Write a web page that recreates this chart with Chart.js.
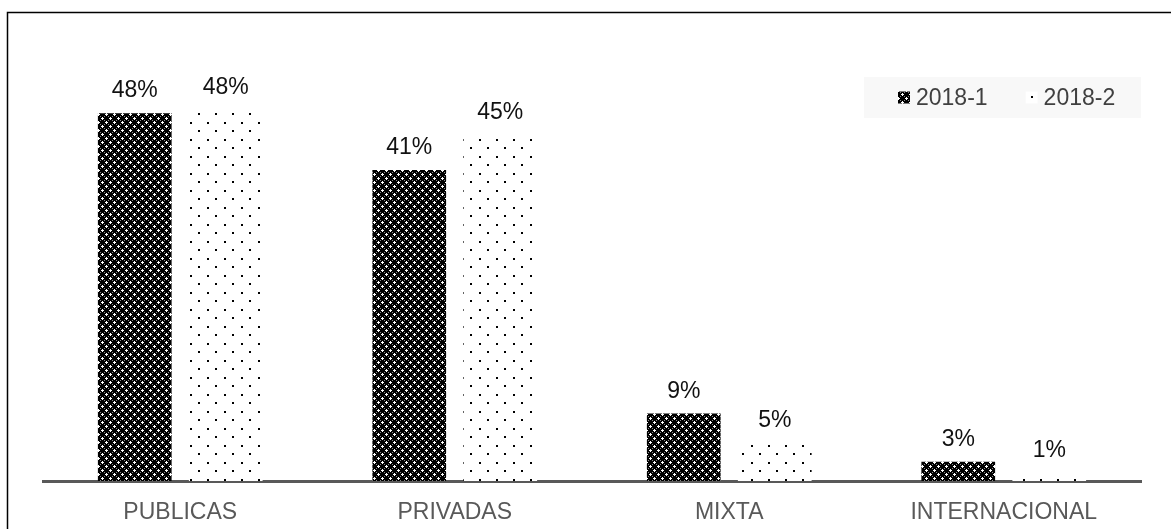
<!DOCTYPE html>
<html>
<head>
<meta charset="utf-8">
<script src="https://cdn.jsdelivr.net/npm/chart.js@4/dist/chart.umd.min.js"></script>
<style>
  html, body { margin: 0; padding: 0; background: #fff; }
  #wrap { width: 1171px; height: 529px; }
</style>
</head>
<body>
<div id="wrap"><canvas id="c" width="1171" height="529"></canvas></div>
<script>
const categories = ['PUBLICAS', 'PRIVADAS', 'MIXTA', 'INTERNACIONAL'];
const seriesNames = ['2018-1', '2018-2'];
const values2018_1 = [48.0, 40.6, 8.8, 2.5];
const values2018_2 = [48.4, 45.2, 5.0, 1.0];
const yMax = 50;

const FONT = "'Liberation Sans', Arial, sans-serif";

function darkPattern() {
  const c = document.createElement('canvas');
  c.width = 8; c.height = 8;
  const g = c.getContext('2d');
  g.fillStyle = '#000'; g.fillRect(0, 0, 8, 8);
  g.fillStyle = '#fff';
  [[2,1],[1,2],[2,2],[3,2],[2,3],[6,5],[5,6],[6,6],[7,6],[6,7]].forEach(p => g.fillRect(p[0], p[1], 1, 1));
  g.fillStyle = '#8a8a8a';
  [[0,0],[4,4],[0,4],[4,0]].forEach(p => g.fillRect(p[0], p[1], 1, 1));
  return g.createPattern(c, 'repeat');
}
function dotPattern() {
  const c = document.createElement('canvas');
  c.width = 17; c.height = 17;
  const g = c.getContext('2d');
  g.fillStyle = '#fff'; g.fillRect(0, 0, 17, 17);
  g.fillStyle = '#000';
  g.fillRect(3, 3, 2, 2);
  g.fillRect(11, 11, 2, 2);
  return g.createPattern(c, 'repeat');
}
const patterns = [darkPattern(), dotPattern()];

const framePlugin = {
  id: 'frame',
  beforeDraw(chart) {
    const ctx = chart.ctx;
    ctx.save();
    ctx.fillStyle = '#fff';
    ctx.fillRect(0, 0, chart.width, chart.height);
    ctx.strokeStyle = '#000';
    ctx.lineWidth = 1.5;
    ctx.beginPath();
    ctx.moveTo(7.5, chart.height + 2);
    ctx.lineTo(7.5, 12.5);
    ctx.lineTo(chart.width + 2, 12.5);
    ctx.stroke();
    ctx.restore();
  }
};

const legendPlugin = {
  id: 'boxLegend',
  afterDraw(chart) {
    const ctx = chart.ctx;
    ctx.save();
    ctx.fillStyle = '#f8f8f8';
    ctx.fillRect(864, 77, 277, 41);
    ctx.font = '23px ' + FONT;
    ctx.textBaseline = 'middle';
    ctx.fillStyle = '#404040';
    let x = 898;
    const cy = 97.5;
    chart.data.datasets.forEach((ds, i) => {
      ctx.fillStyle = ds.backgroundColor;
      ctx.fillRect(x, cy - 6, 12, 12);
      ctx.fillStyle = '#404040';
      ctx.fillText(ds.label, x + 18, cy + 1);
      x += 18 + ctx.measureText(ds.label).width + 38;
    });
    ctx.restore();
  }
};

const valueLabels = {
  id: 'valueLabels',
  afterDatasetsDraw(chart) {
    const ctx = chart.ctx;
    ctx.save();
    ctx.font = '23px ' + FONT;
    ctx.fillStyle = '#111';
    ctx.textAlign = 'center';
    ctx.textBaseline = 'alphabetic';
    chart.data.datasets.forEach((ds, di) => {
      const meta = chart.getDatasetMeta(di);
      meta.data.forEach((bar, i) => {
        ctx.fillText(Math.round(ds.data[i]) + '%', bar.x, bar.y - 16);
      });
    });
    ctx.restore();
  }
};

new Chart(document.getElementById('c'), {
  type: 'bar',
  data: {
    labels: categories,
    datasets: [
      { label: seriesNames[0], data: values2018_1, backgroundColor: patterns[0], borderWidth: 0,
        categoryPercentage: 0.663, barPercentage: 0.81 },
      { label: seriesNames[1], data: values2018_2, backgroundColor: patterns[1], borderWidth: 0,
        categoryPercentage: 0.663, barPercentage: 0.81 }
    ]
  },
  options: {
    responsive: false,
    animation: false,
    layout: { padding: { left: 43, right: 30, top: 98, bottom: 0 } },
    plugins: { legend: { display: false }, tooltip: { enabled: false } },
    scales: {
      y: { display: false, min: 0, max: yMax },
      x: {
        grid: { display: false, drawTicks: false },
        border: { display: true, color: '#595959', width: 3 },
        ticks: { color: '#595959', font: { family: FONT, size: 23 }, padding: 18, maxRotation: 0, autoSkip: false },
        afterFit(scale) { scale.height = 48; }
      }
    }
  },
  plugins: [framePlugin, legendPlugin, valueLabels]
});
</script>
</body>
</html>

* **EXERCISE PROMPT**:
All the lines above are to be reproduced exactly, except the pictures.

* **RESULT OF THE TASK**:
Write a web page that recreates this chart with Chart.js.
<!DOCTYPE html>
<html>
<head>
<meta charset="utf-8">
<script src="https://cdn.jsdelivr.net/npm/chart.js@4/dist/chart.umd.min.js"></script>
<style>
  html, body { margin: 0; padding: 0; background: #fff; }
  #wrap { width: 1171px; height: 529px; }
</style>
</head>
<body>
<div id="wrap"><canvas id="c" width="1171" height="529"></canvas></div>
<script>
const categories = ['PUBLICAS', 'PRIVADAS', 'MIXTA', 'INTERNACIONAL'];
const seriesNames = ['2018-1', '2018-2'];
const values2018_1 = [48.0, 40.6, 8.8, 2.5];
const values2018_2 = [48.4, 45.2, 5.0, 1.0];
const yMax = 50;

const FONT = "'Liberation Sans', Arial, sans-serif";

function darkPattern() {
  const c = document.createElement('canvas');
  c.width = 8; c.height = 8;
  const g = c.getContext('2d');
  g.fillStyle = '#000'; g.fillRect(0, 0, 8, 8);
  g.fillStyle = '#fff';
  [[2,1],[1,2],[2,2],[3,2],[2,3],[6,5],[5,6],[6,6],[7,6],[6,7]].forEach(p => g.fillRect(p[0], p[1], 1, 1));
  g.fillStyle = '#8a8a8a';
  [[0,0],[4,4],[0,4],[4,0]].forEach(p => g.fillRect(p[0], p[1], 1, 1));
  return g.createPattern(c, 'repeat');
}
function dotPattern() {
  const c = document.createElement('canvas');
  c.width = 17; c.height = 17;
  const g = c.getContext('2d');
  g.fillStyle = '#fff'; g.fillRect(0, 0, 17, 17);
  g.fillStyle = '#000';
  g.fillRect(3, 3, 2, 2);
  g.fillRect(11, 11, 2, 2);
  return g.createPattern(c, 'repeat');
}
const patterns = [darkPattern(), dotPattern()];

const framePlugin = {
  id: 'frame',
  beforeDraw(chart) {
    const ctx = chart.ctx;
    ctx.save();
    ctx.fillStyle = '#fff';
    ctx.fillRect(0, 0, chart.width, chart.height);
    ctx.strokeStyle = '#000';
    ctx.lineWidth = 1.5;
    ctx.beginPath();
    ctx.moveTo(7.5, chart.height + 2);
    ctx.lineTo(7.5, 12.5);
    ctx.lineTo(chart.width + 2, 12.5);
    ctx.stroke();
    ctx.restore();
  }
};

const legendPlugin = {
  id: 'boxLegend',
  afterDraw(chart) {
    const ctx = chart.ctx;
    ctx.save();
    ctx.fillStyle = '#f8f8f8';
    ctx.fillRect(864, 77, 277, 41);
    ctx.font = '23px ' + FONT;
    ctx.textBaseline = 'middle';
    ctx.fillStyle = '#404040';
    let x = 898;
    const cy = 97.5;
    chart.data.datasets.forEach((ds, i) => {
      ctx.fillStyle = ds.backgroundColor;
      ctx.fillRect(x, cy - 6, 12, 12);
      ctx.fillStyle = '#404040';
      ctx.fillText(ds.label, x + 18, cy + 1);
      x += 18 + ctx.measureText(ds.label).width + 38;
    });
    ctx.restore();
  }
};

const valueLabels = {
  id: 'valueLabels',
  afterDatasetsDraw(chart) {
    const ctx = chart.ctx;
    ctx.save();
    ctx.font = '23px ' + FONT;
    ctx.fillStyle = '#111';
    ctx.textAlign = 'center';
    ctx.textBaseline = 'alphabetic';
    chart.data.datasets.forEach((ds, di) => {
      const meta = chart.getDatasetMeta(di);
      meta.data.forEach((bar, i) => {
        ctx.fillText(Math.round(ds.data[i]) + '%', bar.x, bar.y - 16);
      });
    });
    ctx.restore();
  }
};

new Chart(document.getElementById('c'), {
  type: 'bar',
  data: {
    labels: categories,
    datasets: [
      { label: seriesNames[0], data: values2018_1, backgroundColor: patterns[0], borderWidth: 0,
        categoryPercentage: 0.663, barPercentage: 0.81 },
      { label: seriesNames[1], data: values2018_2, backgroundColor: patterns[1], borderWidth: 0,
        categoryPercentage: 0.663, barPercentage: 0.81 }
    ]
  },
  options: {
    responsive: false,
    animation: false,
    layout: { padding: { left: 43, right: 30, top: 98, bottom: 0 } },
    plugins: { legend: { display: false }, tooltip: { enabled: false } },
    scales: {
      y: { display: false, min: 0, max: yMax },
      x: {
        grid: { display: false, drawTicks: false },
        border: { display: true, color: '#595959', width: 3 },
        ticks: { color: '#595959', font: { family: FONT, size: 23 }, padding: 18, maxRotation: 0, autoSkip: false },
        afterFit(scale) { scale.height = 48; }
      }
    }
  },
  plugins: [framePlugin, legendPlugin, valueLabels]
});
</script>
</body>
</html>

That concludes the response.